SET EXERCISE —
Make an exact copy of the entries below with the pictures removed.

DATA SUPPLIED —
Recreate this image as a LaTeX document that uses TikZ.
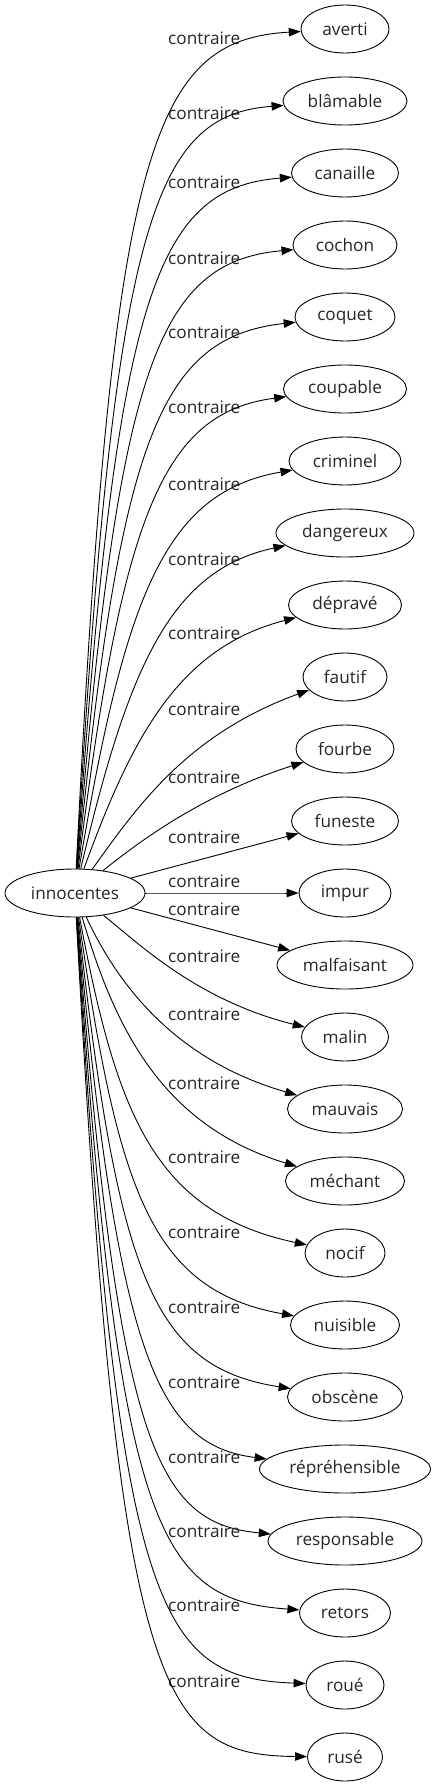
\documentclass[tikz,border=0pt]{standalone}
\usepackage{fontspec}
\setmainfont{Open Sans}
\usetikzlibrary{arrows.meta,shapes.geometric}
\definecolor{GraphInk}{HTML}{262626}
\tikzset{
  word/.style={ellipse,draw=black,line width=0.9pt,inner sep=0pt,minimum height=48pt,text=GraphInk,font=\fontsize{17.2}{20}\selectfont},
  relation/.style={inner sep=0pt,anchor=west,text=GraphInk,font=\fontsize{17.2}{20}\selectfont},
  link/.style={-{Triangle[length=12pt,width=8.5pt]},line width=0.9pt,draw=black}
}

\begin{document}
\begin{tikzpicture}[x=1pt,y=-1pt]
  \useasboundingbox (0,0) rectangle (436,1787);
  \node[word,minimum width=140pt] (innocentes) at (75,893) {innocentes};
  % name/text/width/label y/first control/second control
  \foreach \nm/\txt/\nwd/\ly/\ax/\ay/\bx/\by [count=\k from 0] in {
    averti/averti/88/38/112/150/150/40,
    blamable/blâmable/124/113/114/225/152/115,
    canaille/canaille/107/182/116/297/154/188,
    cochon/cochon/104/258/118/370/156/262,
    coquet/coquet/100/332/120/443/158/337,
    coupable/coupable/123/407/122/518/161/413,
    criminel/criminel/112/484/125/595/165/492,
    dangereux/dangereux/138/559/128/668/170/570,
    deprave/dépravé/113/633/131/740/177/648,
    fautif/fautif/84/709/135/810/185/735,
    fourbe/fourbe/98/777/135/845/200/795,
    funeste/funeste/107/837/165/869/255/845,
    impur/impur/92/881/165/893/255/893,
    malfaisant/malfaisant/136/909/165/917/255/941,
    malin/malin/87/956/135/940/195/1000,
    mauvais/mauvais/115/1014/118/985/175/1060,
    mechant/méchant/119/1083/114/1025/160/1125,
    nocif/nocif/80/1157/116/1110/152/1212,
    nuisible/nuisible/109/1232/118/1190/150/1290,
    obscene/obscène/115/1307/118/1275/152/1367,
    reprehensible/répréhensible/171/1382/118/1360/158/1445,
    responsable/responsable/154/1457/118/1445/155/1523,
    retors/retors/91/1531/118/1530/157/1600,
    roue/roué/78/1605/118/1615/158/1678,
    ruse/rusé/75/1681/118/1700/160/1755%
  }{
    \node[word,minimum width=\nwd pt] (\nm) at (345,{29+72*\k}) {\txt};
    \node[relation] (lab-\nm) at (168,\ly) {contraire};
    \draw[link] (innocentes) .. controls (\ax,\ay) and (\bx,\by) .. (\nm);
  }
\end{tikzpicture}
\end{document}
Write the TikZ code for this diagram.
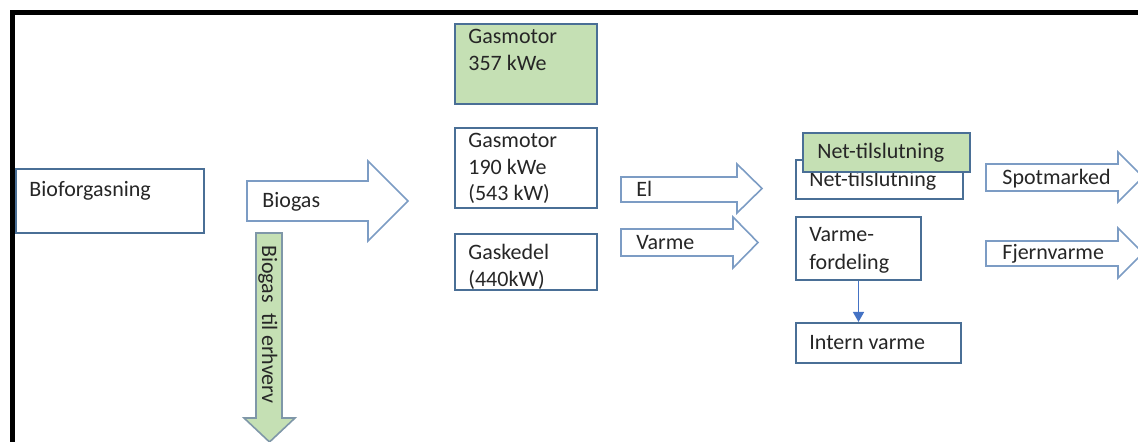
\documentclass[tikz,border=0pt]{standalone}
\usepackage{fontspec}
\setmainfont{Carlito}
\usetikzlibrary{arrows.meta}
\definecolor{boxline}{HTML}{4A6F96}
\definecolor{arrline}{HTML}{7C9CC4}
\definecolor{garrline}{HTML}{7F97A8}
\definecolor{gfill}{HTML}{C5E0B4}
\definecolor{txt}{HTML}{262626}
\definecolor{connblue}{HTML}{4472C4}
\newcommand{\harrowshape}[8]{%
  \draw[barrow,#1] (#2,#5) -- (#3,#5) -- (#3,#7) -- (#4,{(#7+#8)/2}) -- (#3,#8) -- (#3,#6) -- (#2,#6) -- cycle;}
\begin{document}
\begin{tikzpicture}[x=0.5pt,y=-0.5pt,
  box/.style={draw=boxline,line width=1pt,rectangle,inner sep=0pt,anchor=north west,fill=white},
  gbox/.style={box,fill=gfill},
  lbl/.style={anchor=base west,inner sep=0pt,text=txt,font=\fontsize{11}{13}\selectfont},
  barrow/.style={draw=arrline,line width=0.8pt,line join=miter,fill=white},
  conn/.style={draw=connblue,line width=0.7pt,-{Triangle[width=5.5pt,length=5pt]}},
]
\useasboundingbox (0,0) rectangle (1138,442);

% boxes
\node[box,minimum width=94pt,minimum height=32pt] (bio) at (15,168) {};
\node[lbl] (biot) at (29,197) {Bioforgasning};

\node[gbox,minimum width=71pt,minimum height=40pt] (gm357) at (454,23) {};
\node[lbl] (gm357a) at (468,44) {Gasmotor};
\node[lbl] (gm357b) at (468,71) {357 kWe};

\node[box,minimum width=71pt,minimum height=40pt] (gm190) at (454,127) {};
\node[lbl] (gm190a) at (468,148) {Gasmotor};
\node[lbl] (gm190b) at (468,175) {190 kWe};
\node[lbl] (gm190c) at (468,201) {(543 kW)};

\node[box,minimum width=71pt,minimum height=28pt] (gk) at (454,233) {};
\node[lbl] (gka) at (468,260) {Gaskedel};
\node[lbl] (gkb) at (468,287) {(440kW)};

\node[box,minimum width=83.5pt,minimum height=19.5pt] (net) at (795,159) {};
\node[lbl] (nett) at (809,187) {Net-tilslutning};
\node[gbox,minimum width=83.5pt,minimum height=19.5pt] (netg) at (802,132) {};
\node[lbl] (netgt) at (817,159) {Net-tilslutning};

\node[box,minimum width=62.5pt,minimum height=31.5pt] (vf) at (795,216) {};
\node[lbl] (vfa) at (809,242) {Varme-};
\node[lbl] (vfb) at (809,270) {fordeling};

\node[box,minimum width=82.5pt,minimum height=20pt] (iv) at (795,322) {};
\node[lbl] (ivt) at (809,350) {Intern varme};

\draw[conn] (vf.south) -- (vf.south |- iv.north);

% block arrows
\harrowshape{}{247}{368}{408}{181}{221}{161}{241}
\node[lbl] (bgt) at (262,208) {Biogas};

\harrowshape{}{621}{737}{762}{177}{202}{164}{213}
\node[lbl] (elt) at (636,197) {El};

\harrowshape{}{621}{733}{758}{229}{256}{217}{268}
\node[lbl] (vt) at (636,250) {Varme};

\harrowshape{}{986}{1118}{1143}{164}{191}{152}{202}
\node[lbl] (spt) at (1002,185) {Spotmarked};

\harrowshape{}{986}{1118}{1143}{241}{266}{228}{278}
\node[lbl] (fjt) at (1002,260) {Fjernvarme};

% green down arrow
\draw[draw=garrline,line width=0.8pt,fill=gfill,line join=miter]
  (256,233) -- (282,233) -- (282,418) -- (295,418) -- (269.5,442) -- (244,418) -- (256,418) -- cycle;
\node[lbl,rotate=-90] (bte) at (262,245) {Biogas\ \ til erhverv};

% frame
\draw[line width=2.5pt,black,line join=miter] (12.5,442) -- (12.5,12.5) -- (1138,12.5);
\end{tikzpicture}
\end{document}
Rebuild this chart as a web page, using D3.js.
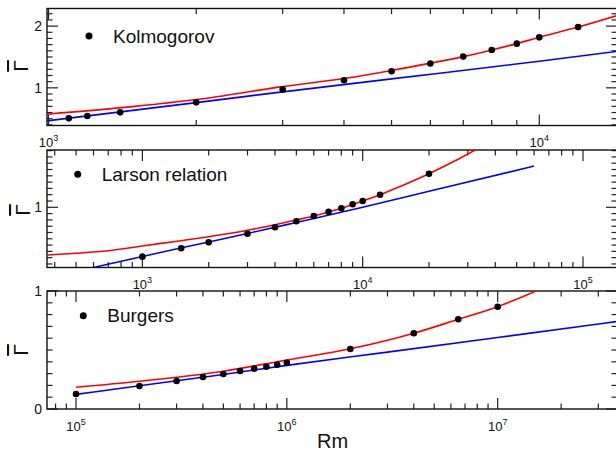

TASK OUTPUT —
Recreate this image as a LaTeX document that uses TikZ.
\documentclass[tikz,border=0pt]{standalone}
\usepackage{fontspec}
\setmainfont{Open Sans}
\usetikzlibrary{arrows.meta,shapes.geometric}
\definecolor{GraphInk}{HTML}{262626}
\tikzset{
  word/.style={ellipse,draw=black,line width=0.9pt,inner sep=0pt,minimum height=48pt,text=GraphInk,font=\fontsize{17.2}{20}\selectfont},
  relation/.style={inner sep=0pt,anchor=west,text=GraphInk,font=\fontsize{17.2}{20}\selectfont},
  link/.style={-{Triangle[length=12pt,width=8.5pt]},line width=0.9pt,draw=black}
}

\begin{document}
\begin{tikzpicture}[x=1pt,y=-1pt]
  \useasboundingbox (0,0) rectangle (436,1787);
  \node[word,minimum width=140pt] (innocentes) at (75,893) {innocentes};
  % name/text/width/label y/first control/second control
  \foreach \nm/\txt/\nwd/\ly/\ax/\ay/\bx/\by [count=\k from 0] in {
    averti/averti/88/38/112/150/150/40,
    blamable/blâmable/124/113/114/225/152/115,
    canaille/canaille/107/182/116/297/154/188,
    cochon/cochon/104/258/118/370/156/262,
    coquet/coquet/100/332/120/443/158/337,
    coupable/coupable/123/407/122/518/161/413,
    criminel/criminel/112/484/125/595/165/492,
    dangereux/dangereux/138/559/128/668/170/570,
    deprave/dépravé/113/633/131/740/177/648,
    fautif/fautif/84/709/135/810/185/735,
    fourbe/fourbe/98/777/135/845/200/795,
    funeste/funeste/107/837/165/869/255/845,
    impur/impur/92/881/165/893/255/893,
    malfaisant/malfaisant/136/909/165/917/255/941,
    malin/malin/87/956/135/940/195/1000,
    mauvais/mauvais/115/1014/118/985/175/1060,
    mechant/méchant/119/1083/114/1025/160/1125,
    nocif/nocif/80/1157/116/1110/152/1212,
    nuisible/nuisible/109/1232/118/1190/150/1290,
    obscene/obscène/115/1307/118/1275/152/1367,
    reprehensible/répréhensible/171/1382/118/1360/158/1445,
    responsable/responsable/154/1457/118/1445/155/1523,
    retors/retors/91/1531/118/1530/157/1600,
    roue/roué/78/1605/118/1615/158/1678,
    ruse/rusé/75/1681/118/1700/160/1755%
  }{
    \node[word,minimum width=\nwd pt] (\nm) at (345,{29+72*\k}) {\txt};
    \node[relation] (lab-\nm) at (168,\ly) {contraire};
    \draw[link] (innocentes) .. controls (\ax,\ay) and (\bx,\by) .. (\nm);
  }
\end{tikzpicture}
\end{document}
Write the TikZ code for this diagram.
\documentclass[tikz,border=0pt]{standalone}
\usepackage{fontspec}
\setmainfont{Carlito}
\usetikzlibrary{arrows.meta}
\definecolor{boxline}{HTML}{4A6F96}
\definecolor{arrline}{HTML}{7C9CC4}
\definecolor{garrline}{HTML}{7F97A8}
\definecolor{gfill}{HTML}{C5E0B4}
\definecolor{txt}{HTML}{262626}
\definecolor{connblue}{HTML}{4472C4}
\newcommand{\harrowshape}[8]{%
  \draw[barrow,#1] (#2,#5) -- (#3,#5) -- (#3,#7) -- (#4,{(#7+#8)/2}) -- (#3,#8) -- (#3,#6) -- (#2,#6) -- cycle;}
\begin{document}
\begin{tikzpicture}[x=0.5pt,y=-0.5pt,
  box/.style={draw=boxline,line width=1pt,rectangle,inner sep=0pt,anchor=north west,fill=white},
  gbox/.style={box,fill=gfill},
  lbl/.style={anchor=base west,inner sep=0pt,text=txt,font=\fontsize{11}{13}\selectfont},
  barrow/.style={draw=arrline,line width=0.8pt,line join=miter,fill=white},
  conn/.style={draw=connblue,line width=0.7pt,-{Triangle[width=5.5pt,length=5pt]}},
]
\useasboundingbox (0,0) rectangle (1138,442);

% boxes
\node[box,minimum width=94pt,minimum height=32pt] (bio) at (15,168) {};
\node[lbl] (biot) at (29,197) {Bioforgasning};

\node[gbox,minimum width=71pt,minimum height=40pt] (gm357) at (454,23) {};
\node[lbl] (gm357a) at (468,44) {Gasmotor};
\node[lbl] (gm357b) at (468,71) {357 kWe};

\node[box,minimum width=71pt,minimum height=40pt] (gm190) at (454,127) {};
\node[lbl] (gm190a) at (468,148) {Gasmotor};
\node[lbl] (gm190b) at (468,175) {190 kWe};
\node[lbl] (gm190c) at (468,201) {(543 kW)};

\node[box,minimum width=71pt,minimum height=28pt] (gk) at (454,233) {};
\node[lbl] (gka) at (468,260) {Gaskedel};
\node[lbl] (gkb) at (468,287) {(440kW)};

\node[box,minimum width=83.5pt,minimum height=19.5pt] (net) at (795,159) {};
\node[lbl] (nett) at (809,187) {Net-tilslutning};
\node[gbox,minimum width=83.5pt,minimum height=19.5pt] (netg) at (802,132) {};
\node[lbl] (netgt) at (817,159) {Net-tilslutning};

\node[box,minimum width=62.5pt,minimum height=31.5pt] (vf) at (795,216) {};
\node[lbl] (vfa) at (809,242) {Varme-};
\node[lbl] (vfb) at (809,270) {fordeling};

\node[box,minimum width=82.5pt,minimum height=20pt] (iv) at (795,322) {};
\node[lbl] (ivt) at (809,350) {Intern varme};

\draw[conn] (vf.south) -- (vf.south |- iv.north);

% block arrows
\harrowshape{}{247}{368}{408}{181}{221}{161}{241}
\node[lbl] (bgt) at (262,208) {Biogas};

\harrowshape{}{621}{737}{762}{177}{202}{164}{213}
\node[lbl] (elt) at (636,197) {El};

\harrowshape{}{621}{733}{758}{229}{256}{217}{268}
\node[lbl] (vt) at (636,250) {Varme};

\harrowshape{}{986}{1118}{1143}{164}{191}{152}{202}
\node[lbl] (spt) at (1002,185) {Spotmarked};

\harrowshape{}{986}{1118}{1143}{241}{266}{228}{278}
\node[lbl] (fjt) at (1002,260) {Fjernvarme};

% green down arrow
\draw[draw=garrline,line width=0.8pt,fill=gfill,line join=miter]
  (256,233) -- (282,233) -- (282,418) -- (295,418) -- (269.5,442) -- (244,418) -- (256,418) -- cycle;
\node[lbl,rotate=-90] (bte) at (262,245) {Biogas\ \ til erhverv};

% frame
\draw[line width=2.5pt,black,line join=miter] (12.5,442) -- (12.5,12.5) -- (1138,12.5);
\end{tikzpicture}
\end{document}
Rebuild this chart as a web page, using D3.js.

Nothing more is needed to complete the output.